Net income for the quarter ended September 30, 2013 was $2,002,000, compared to net income of $2,110,000 for the third quarter of 2012. Diluted earnings per share were $0.05 in the third quarter of 2013 compared to $0.06 in the third quarter of last year.
Net sales for the nine months ended September 30, 2013 were $128,507,000, an increase of 11.9 percent compared to the first nine months of 2012. Net income for the nine-month period was $5,386,000 or $0.15 earnings per diluted share, compared to net income of $5,915,000, or $0.16 earnings per diluted share in the prior year.
Richard A. Hubbell, Marine Products’ Chief Executive Officer stated, “Our financial results for the third quarter reflect a moderately improved domestic retail selling season compared to 2012 and continued market approval of our products. We believe that the 2013 retail selling season in many regions of the United States was negatively impacted by a cold, rainy spring. While the retail selling season improved compared to last year, it was not as strong as we had expected. In spite of this, the market enthusiastically received our 2013 and 2014 models. In particular, our Robalo offshore sport fishing boats sold well. At the end of the quarter, our dealer inventories and order backlog were consistent with normal levels for this point in the year, so we believe that our current production levels are appropriate.

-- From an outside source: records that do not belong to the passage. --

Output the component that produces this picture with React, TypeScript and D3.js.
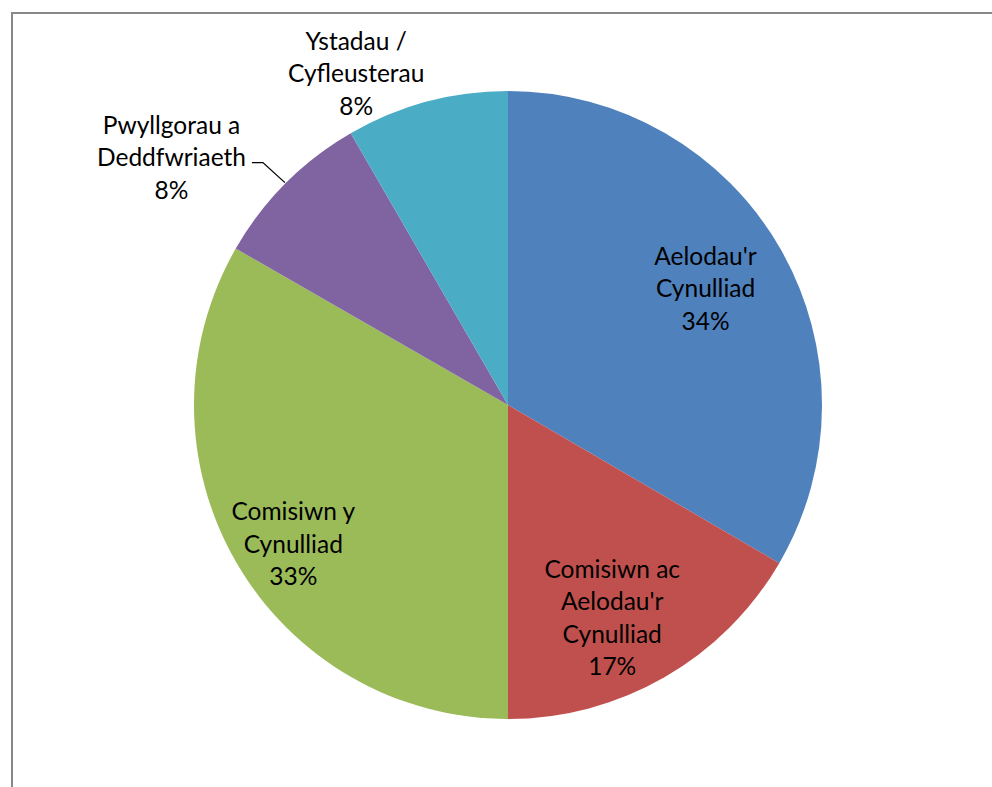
import { useMemo } from "react";
import * as d3 from "d3";

// slice data, clockwise from 12 o'clock
const categories = [
  ["Aelodau'r", "Cynulliad"],
  ["Comisiwn ac", "Aelodau'r", "Cynulliad"],
  ["Comisiwn y", "Cynulliad"],
  ["Pwyllgorau a", "Deddfwriaeth"],
  ["Ystadau /", "Cyfleusterau"],
];
const values = [33.4, 16.6, 33.3, 8.35, 8.35];
const percentLabels = ["34%", "17%", "33%", "8%", "8%"];
const colors = ["#4F81BD", "#C0504D", "#9BBB59", "#8064A2", "#4BACC6"];

// label placement: radius (as fraction of pie radius) and angle tweak (degrees)
const labelLayout = [
  { r: 0.73, da: -0.6 },
  { r: 0.755, da: 3.8 },
  { r: 0.815, da: -2.9 },
  { r: 1.33, da: -8.6 },
  { r: 1.16, da: -9.6 },
];

const W = 992;
const H = 787;
const cx = 508;
const cy = 405;
const R = 314;
const lineH = 32.5;
const font = "Lato, 'Open Sans', sans-serif";

export default function App() {
  const arcs = useMemo(() => {
    const pie = d3.pie<number>().sort(null).value((d) => d);
    return pie(values);
  }, []);

  const arc = d3.arc<d3.PieArcDatum<number>>().innerRadius(0).outerRadius(R);

  const polar = (angle: number, r: number) => [
    cx + r * Math.sin(angle),
    cy - r * Math.cos(angle),
  ];

  return (
    <svg
      width={W}
      height={H}
      style={{ position: "absolute", left: 0, top: 0, background: "#fff" }}
    >
      <rect x={12} y={13} width={W + 20} height={H + 20} fill="#fff" stroke="#888" strokeWidth={2} />
      <g transform={`translate(${cx},${cy})`}>
        {arcs.map((a, i) => (
          <path key={i} d={arc(a) || ""} fill={colors[i]} />
        ))}
      </g>

      {arcs.map((a, i) => {
        const mid = (a.startAngle + a.endAngle) / 2;
        const lay = labelLayout[i];
        const [lx, ly] = polar(mid + (lay.da * Math.PI) / 180, R * lay.r);
        const lines = [...categories[i], percentLabels[i]];
        const top = ly - ((lines.length - 1) * lineH) / 2;
        return (
          <text
            key={i}
            x={lx}
            textAnchor="middle"
            fontFamily={font}
            fontSize={24.5}
            fill="#000"
          >
            {lines.map((t, j) => (
              <tspan key={j} x={lx} y={top + j * lineH} dy="0.35em">
                {t}
              </tspan>
            ))}
          </text>
        );
      })}

      {/* leader line for the purple slice */}
      {(() => {
        const a = arcs[3];
        const mid = (a.startAngle + a.endAngle) / 2;
        const [ex, ey] = polar(mid, R + 1);
        const elbowX = ex - 22;
        const elbowY = ey - 20;
        return (
          <polyline
            points={`${elbowX - 11},${elbowY} ${elbowX},${elbowY} ${ex},${ey}`}
            fill="none"
            stroke="#000"
            strokeWidth={1.3}
          />
        );
      })()}
    </svg>
  );
}
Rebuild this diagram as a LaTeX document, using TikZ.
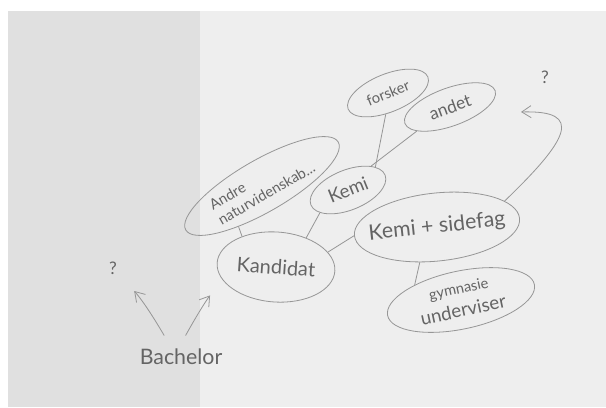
\documentclass[tikz,border=0pt]{standalone}
\usepackage{fontspec}
\setmainfont{Lato}
\usetikzlibrary{shapes.geometric,arrows.meta}
\definecolor{paper}{RGB}{238,238,238}
\definecolor{shadow}{RGB}{224,224,224}
\definecolor{pencil}{RGB}{150,150,150}
\definecolor{lead}{RGB}{100,100,100}
\newcommand{\fs}[1]{\fontsize{#1}{#1}\selectfont}

\begin{document}
\begin{tikzpicture}[x=0.75pt, y=-0.75pt,
  bubble/.style={draw=pencil, ellipse, line width=0.6pt, inner sep=0pt, text=lead},
  word/.style={text=lead, inner sep=2pt},
  link/.style={draw=pencil, line width=0.6pt},
  arr/.style={link, -{Straight Barb[length=7pt,width=9pt]}}]
  \useasboundingbox (0,0) rectangle (606,407);
  \fill[white] (0,0) rectangle (606,407);
  \fill[shadow] (8,11) rectangle (200,407);
  \fill[paper] (200,11) rectangle (606,407);

  \node[word, inner sep=10pt, font=\fs{16}] (bachelor) at (181,357) {Bachelor};
  \node[word, font=\fs{13}] (qleft) at (113,268) {?};
  \node[word, font=\fs{13}] (qright) at (545,77) {?};
  \node[bubble, minimum width=88.5pt, minimum height=52.5pt, rotate=-4, font=\fs{15}] (kandidat) at (276,267) {Kandidat};
  \node[bubble, minimum width=132pt, minimum height=39pt, rotate=30, inner xsep=-12pt, align=left, font=\fontsize{11}{13}\selectfont] (andre) at (262,186) {Andre\\naturvidenskab...};
  \node[bubble, minimum width=60pt, minimum height=30pt, rotate=22, font=\fs{14}] (kemi) at (348,190) {Kemi};
  \node[bubble, minimum width=64.5pt, minimum height=28.5pt, rotate=22, font=\fs{11}] (forsker) at (388,93) {forsker};
  \node[bubble, minimum width=72pt, minimum height=28.5pt, rotate=20, font=\fs{13}] (andet) at (450,107) {andet};
  \node[bubble, minimum width=124.5pt, minimum height=51pt, rotate=6, inner xsep=-14pt, font=\fs{16}] (sidefag) at (437,227) {Kemi + sidefag};
  \node[bubble, minimum width=112.5pt, minimum height=43.5pt, rotate=12, align=center] (gymnasie) at (461,300) {{\fs{11}gymnasie}\\[4pt]{\fs{14}underviser}};
  \coordinate (tip) at (521,112);

  \draw[arr, shorten >=16pt] (bachelor.128) to[bend right=6] (qleft);
  \draw[arr, shorten >=15pt] (bachelor.78) to[bend left=4] (kandidat.197);
  \draw[link] (andre.210) -- (kandidat.142);
  \draw[link] (kandidat.48) -- (kemi.197);
  \draw[link] (kandidat.20) -- (sidefag.180);
  \draw[link] (sidefag.238) -- (gymnasie.150);
  \draw[link] (forsker.242) -- (kemi.18);
  \draw[link] (andet.196) -- (kemi.24);
  \draw[arr] (sidefag.15) .. controls (568,140) and (585,110) .. (tip);
\end{tikzpicture}
\end{document}
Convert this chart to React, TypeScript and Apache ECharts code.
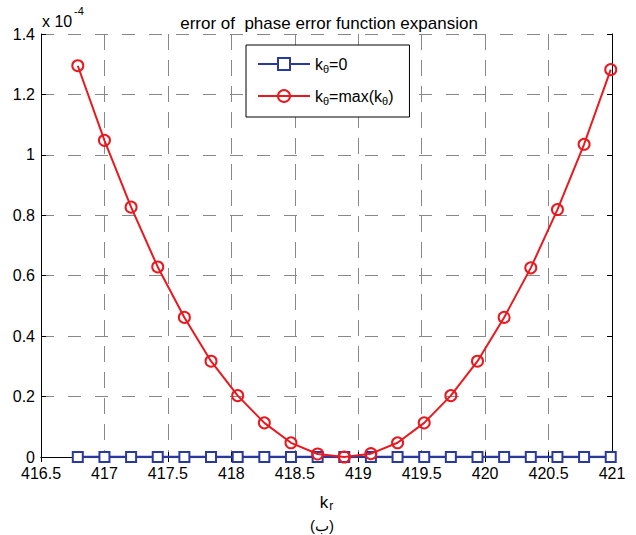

“Our dealers and retail consumers continue to be excited about our products. The updated market share statistics from Statistical Surveys, Inc., show that for the first six months of 2013, Chaparral’s share of the 18- to 35-foot sterndrive market grew to 14.0 percent, compared to 11.6 percent during the same period in 2012, and that we held the largest market share within this segment. We appreciate this recognition, and have started shipping 2014 model year boats which we believe will continue to appeal to our markets. These new models include the Chaparral 307 SSX, which bridges the size gap between our 277 SSX and 327 SSX. Also, we are now producing two 21-foot Chaparral H2O models, and we are introducing our first Robalo Bay Boat, the 206 Cayman. We received positive feedback from our dealers on these models during our recent annual dealer conference, and we look forward to introducing them to the retail market in the upcoming winter boat show season,” said Hubbell.
“At its regular quarterly meeting yesterday, our Board of Directors voted to declare a special year-end dividend in addition to our regular quarterly cash dividend. This special dividend of $0.03 per share is in addition to our normal quarterly dividend of $0.03 per share. Both dividends will be paid on December 10, 2013 to shareholders of record as of November 8, 2013. This special dividend represents a prudent use of our capital to reward our shareholders for their support of our company. Our balance sheet will remain strong and liquid following payment of this dividend and will continue to support our sales growth and allow us to pursue strategic opportunities to enhance our shareholder value over the long term,” concluded Hubbell.